=== Given data ===

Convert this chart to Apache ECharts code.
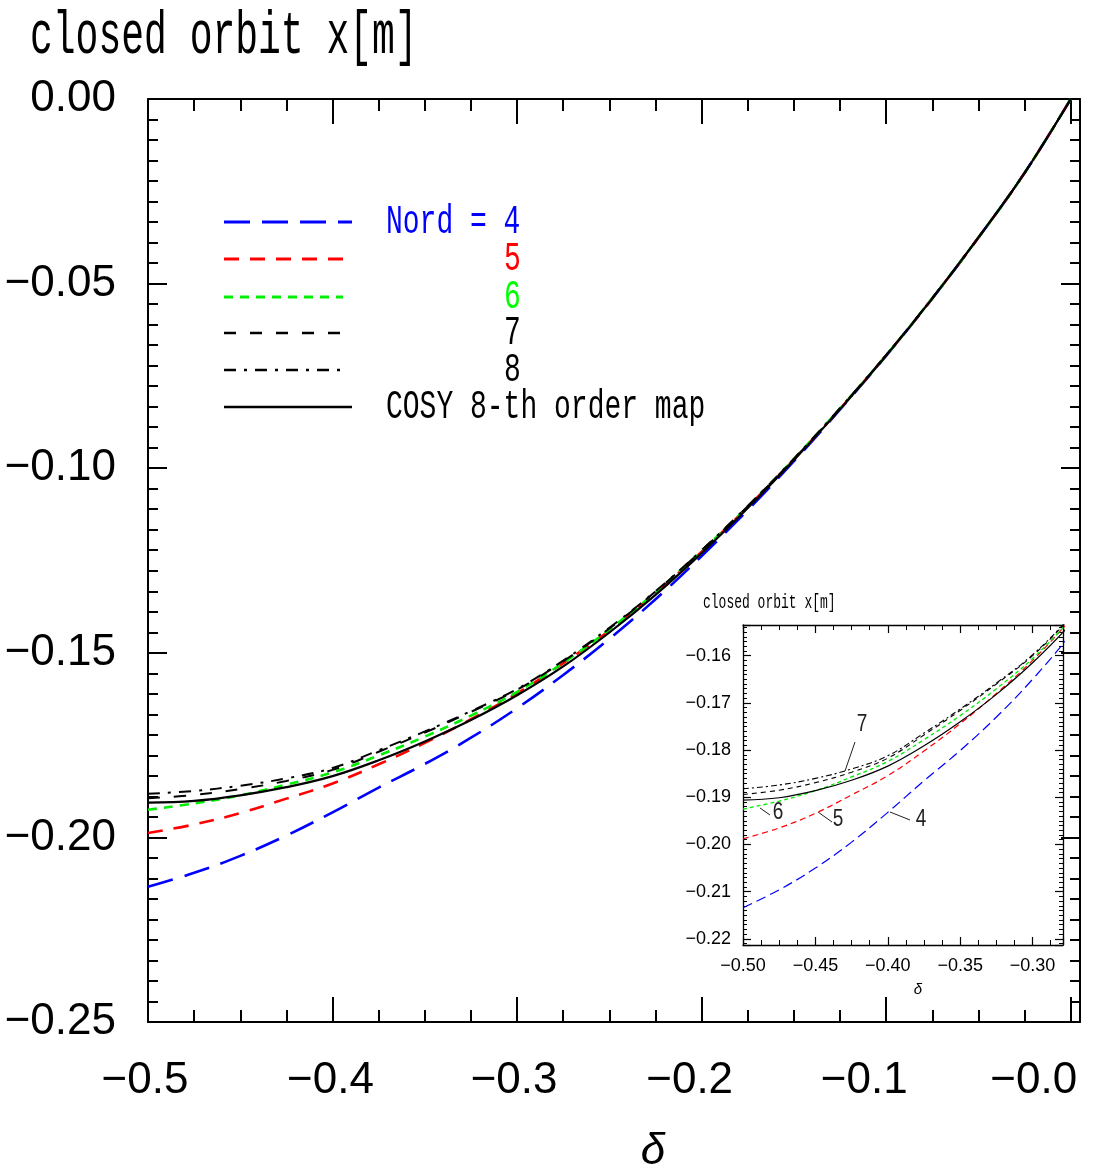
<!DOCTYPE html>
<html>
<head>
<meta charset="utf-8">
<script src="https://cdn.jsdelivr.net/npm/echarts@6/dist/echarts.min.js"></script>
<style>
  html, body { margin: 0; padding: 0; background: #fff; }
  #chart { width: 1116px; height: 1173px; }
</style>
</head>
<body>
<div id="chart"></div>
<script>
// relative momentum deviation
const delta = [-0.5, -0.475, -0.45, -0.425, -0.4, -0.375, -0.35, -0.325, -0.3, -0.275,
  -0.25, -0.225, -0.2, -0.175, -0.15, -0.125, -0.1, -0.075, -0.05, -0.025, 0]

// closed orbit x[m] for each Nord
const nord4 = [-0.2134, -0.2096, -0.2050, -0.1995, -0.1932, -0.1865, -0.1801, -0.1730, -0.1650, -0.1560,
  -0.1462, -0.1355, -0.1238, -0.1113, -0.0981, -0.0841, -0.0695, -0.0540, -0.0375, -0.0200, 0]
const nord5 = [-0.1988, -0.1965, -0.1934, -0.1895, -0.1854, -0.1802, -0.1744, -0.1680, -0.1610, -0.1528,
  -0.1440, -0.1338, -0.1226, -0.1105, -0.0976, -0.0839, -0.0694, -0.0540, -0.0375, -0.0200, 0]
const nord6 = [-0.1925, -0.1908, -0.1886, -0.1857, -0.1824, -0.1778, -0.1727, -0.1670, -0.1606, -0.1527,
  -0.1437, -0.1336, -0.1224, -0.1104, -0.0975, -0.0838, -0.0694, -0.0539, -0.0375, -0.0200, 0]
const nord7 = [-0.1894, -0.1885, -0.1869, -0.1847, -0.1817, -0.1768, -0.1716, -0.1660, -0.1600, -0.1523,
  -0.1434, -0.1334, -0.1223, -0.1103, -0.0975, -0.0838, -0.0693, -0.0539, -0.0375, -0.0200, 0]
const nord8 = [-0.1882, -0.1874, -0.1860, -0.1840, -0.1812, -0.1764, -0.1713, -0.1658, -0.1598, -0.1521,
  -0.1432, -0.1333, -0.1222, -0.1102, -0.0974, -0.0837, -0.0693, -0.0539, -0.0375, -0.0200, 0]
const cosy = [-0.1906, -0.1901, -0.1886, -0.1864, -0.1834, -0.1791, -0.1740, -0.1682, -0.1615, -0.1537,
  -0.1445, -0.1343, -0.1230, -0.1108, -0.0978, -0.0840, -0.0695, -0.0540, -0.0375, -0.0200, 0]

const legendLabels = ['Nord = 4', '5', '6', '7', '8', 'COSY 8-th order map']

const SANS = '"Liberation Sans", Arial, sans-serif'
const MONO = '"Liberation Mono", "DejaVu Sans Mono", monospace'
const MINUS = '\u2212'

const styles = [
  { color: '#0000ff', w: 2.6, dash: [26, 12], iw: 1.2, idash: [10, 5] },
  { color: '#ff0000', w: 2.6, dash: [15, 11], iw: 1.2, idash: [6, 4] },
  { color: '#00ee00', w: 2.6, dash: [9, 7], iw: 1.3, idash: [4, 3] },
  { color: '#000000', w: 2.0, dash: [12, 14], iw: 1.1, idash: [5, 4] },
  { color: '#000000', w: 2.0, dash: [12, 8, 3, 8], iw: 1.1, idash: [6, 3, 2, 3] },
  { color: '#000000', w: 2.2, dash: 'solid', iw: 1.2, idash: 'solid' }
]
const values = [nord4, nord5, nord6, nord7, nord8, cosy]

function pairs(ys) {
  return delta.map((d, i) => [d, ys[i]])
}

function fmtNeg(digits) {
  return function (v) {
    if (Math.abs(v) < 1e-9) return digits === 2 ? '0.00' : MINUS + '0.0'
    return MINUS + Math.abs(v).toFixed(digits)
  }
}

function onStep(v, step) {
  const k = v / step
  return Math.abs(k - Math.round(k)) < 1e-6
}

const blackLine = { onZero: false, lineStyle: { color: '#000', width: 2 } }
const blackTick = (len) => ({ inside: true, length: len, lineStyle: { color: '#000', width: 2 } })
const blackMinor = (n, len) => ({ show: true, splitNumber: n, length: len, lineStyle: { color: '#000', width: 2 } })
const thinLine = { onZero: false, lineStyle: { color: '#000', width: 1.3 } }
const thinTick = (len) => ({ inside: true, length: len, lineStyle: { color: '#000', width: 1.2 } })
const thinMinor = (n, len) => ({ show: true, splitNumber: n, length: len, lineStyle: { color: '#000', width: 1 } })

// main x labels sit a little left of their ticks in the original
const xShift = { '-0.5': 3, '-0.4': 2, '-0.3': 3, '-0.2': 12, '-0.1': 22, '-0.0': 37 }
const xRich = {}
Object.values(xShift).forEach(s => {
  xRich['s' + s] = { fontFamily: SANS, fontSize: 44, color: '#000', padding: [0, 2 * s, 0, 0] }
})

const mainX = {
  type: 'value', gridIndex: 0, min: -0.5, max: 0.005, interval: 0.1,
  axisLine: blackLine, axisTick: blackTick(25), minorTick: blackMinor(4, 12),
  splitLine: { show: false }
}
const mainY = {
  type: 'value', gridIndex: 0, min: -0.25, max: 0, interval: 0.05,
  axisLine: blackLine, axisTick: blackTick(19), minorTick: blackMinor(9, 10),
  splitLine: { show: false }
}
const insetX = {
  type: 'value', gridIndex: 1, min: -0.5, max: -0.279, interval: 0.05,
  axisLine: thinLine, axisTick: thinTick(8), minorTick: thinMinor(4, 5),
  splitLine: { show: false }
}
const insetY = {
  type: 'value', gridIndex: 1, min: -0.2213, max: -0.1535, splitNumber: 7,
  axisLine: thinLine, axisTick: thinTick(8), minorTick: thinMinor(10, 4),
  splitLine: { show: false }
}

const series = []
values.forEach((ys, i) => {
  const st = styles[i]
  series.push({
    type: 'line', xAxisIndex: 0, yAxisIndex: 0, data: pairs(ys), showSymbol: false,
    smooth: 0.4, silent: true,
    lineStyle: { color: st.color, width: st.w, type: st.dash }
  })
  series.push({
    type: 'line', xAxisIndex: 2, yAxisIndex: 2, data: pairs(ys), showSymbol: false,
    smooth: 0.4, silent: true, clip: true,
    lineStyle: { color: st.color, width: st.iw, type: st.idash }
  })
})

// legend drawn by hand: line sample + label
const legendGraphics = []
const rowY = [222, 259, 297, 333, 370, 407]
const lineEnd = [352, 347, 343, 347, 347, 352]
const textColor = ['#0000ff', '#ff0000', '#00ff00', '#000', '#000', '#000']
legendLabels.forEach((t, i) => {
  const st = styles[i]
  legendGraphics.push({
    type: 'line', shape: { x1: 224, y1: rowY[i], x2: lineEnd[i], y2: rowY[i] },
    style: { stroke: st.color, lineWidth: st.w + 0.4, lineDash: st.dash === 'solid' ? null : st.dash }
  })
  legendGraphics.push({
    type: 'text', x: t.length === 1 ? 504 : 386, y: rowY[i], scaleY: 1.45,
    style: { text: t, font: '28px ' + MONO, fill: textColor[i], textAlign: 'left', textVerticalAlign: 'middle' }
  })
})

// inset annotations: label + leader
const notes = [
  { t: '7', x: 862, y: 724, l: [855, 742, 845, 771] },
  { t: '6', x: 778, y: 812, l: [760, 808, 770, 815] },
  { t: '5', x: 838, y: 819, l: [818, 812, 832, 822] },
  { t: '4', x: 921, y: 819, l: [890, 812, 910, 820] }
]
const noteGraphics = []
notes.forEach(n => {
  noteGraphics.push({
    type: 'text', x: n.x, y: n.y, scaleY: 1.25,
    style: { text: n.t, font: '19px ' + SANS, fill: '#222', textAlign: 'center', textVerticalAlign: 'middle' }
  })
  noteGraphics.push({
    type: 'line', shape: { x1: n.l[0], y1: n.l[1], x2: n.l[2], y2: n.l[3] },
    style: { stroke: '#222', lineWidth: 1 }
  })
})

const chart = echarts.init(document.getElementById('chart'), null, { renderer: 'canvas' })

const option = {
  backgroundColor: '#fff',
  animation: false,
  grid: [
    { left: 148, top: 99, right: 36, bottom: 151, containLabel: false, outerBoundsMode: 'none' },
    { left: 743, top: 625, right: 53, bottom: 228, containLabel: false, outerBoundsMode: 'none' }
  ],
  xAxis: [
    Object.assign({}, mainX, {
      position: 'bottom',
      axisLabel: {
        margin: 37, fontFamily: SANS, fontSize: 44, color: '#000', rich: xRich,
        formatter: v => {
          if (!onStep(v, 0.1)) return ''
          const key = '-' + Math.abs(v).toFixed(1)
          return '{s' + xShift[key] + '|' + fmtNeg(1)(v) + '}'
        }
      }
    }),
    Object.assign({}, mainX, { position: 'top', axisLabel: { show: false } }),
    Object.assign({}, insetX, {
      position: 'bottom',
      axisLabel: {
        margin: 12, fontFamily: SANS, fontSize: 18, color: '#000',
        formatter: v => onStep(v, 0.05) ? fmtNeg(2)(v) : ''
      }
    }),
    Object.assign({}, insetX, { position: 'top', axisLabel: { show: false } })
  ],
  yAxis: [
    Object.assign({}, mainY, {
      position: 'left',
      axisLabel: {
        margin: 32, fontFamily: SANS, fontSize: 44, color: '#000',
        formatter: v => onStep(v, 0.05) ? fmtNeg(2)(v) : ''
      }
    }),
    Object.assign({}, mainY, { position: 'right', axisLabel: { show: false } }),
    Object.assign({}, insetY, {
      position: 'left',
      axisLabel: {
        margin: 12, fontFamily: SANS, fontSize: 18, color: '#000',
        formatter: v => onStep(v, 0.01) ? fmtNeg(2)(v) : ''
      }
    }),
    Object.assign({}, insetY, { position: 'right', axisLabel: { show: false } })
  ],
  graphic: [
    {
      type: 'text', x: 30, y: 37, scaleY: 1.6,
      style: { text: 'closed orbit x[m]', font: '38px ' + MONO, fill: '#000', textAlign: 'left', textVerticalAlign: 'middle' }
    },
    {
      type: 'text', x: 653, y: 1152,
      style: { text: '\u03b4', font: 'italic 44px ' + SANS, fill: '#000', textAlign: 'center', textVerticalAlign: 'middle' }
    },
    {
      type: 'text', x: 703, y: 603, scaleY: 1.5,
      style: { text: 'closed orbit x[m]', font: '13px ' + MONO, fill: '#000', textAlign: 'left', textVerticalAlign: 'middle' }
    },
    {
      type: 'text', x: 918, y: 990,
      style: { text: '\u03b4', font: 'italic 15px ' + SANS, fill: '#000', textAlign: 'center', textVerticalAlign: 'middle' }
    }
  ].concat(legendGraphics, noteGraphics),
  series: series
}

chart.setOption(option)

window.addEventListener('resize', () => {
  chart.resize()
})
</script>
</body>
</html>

===

__Exercise__
Copy nothing but the lines from the top of the material through the line holding "-0.05, -0.025, 0]", exactly as written; omit pictures.

__Answer below__
Convert this chart to Apache ECharts code.
<!DOCTYPE html>
<html>
<head>
<meta charset="utf-8">
<script src="https://cdn.jsdelivr.net/npm/echarts@6/dist/echarts.min.js"></script>
<style>
  html, body { margin: 0; padding: 0; background: #fff; }
  #chart { width: 1116px; height: 1173px; }
</style>
</head>
<body>
<div id="chart"></div>
<script>
// relative momentum deviation
const delta = [-0.5, -0.475, -0.45, -0.425, -0.4, -0.375, -0.35, -0.325, -0.3, -0.275,
  -0.25, -0.225, -0.2, -0.175, -0.15, -0.125, -0.1, -0.075, -0.05, -0.025, 0]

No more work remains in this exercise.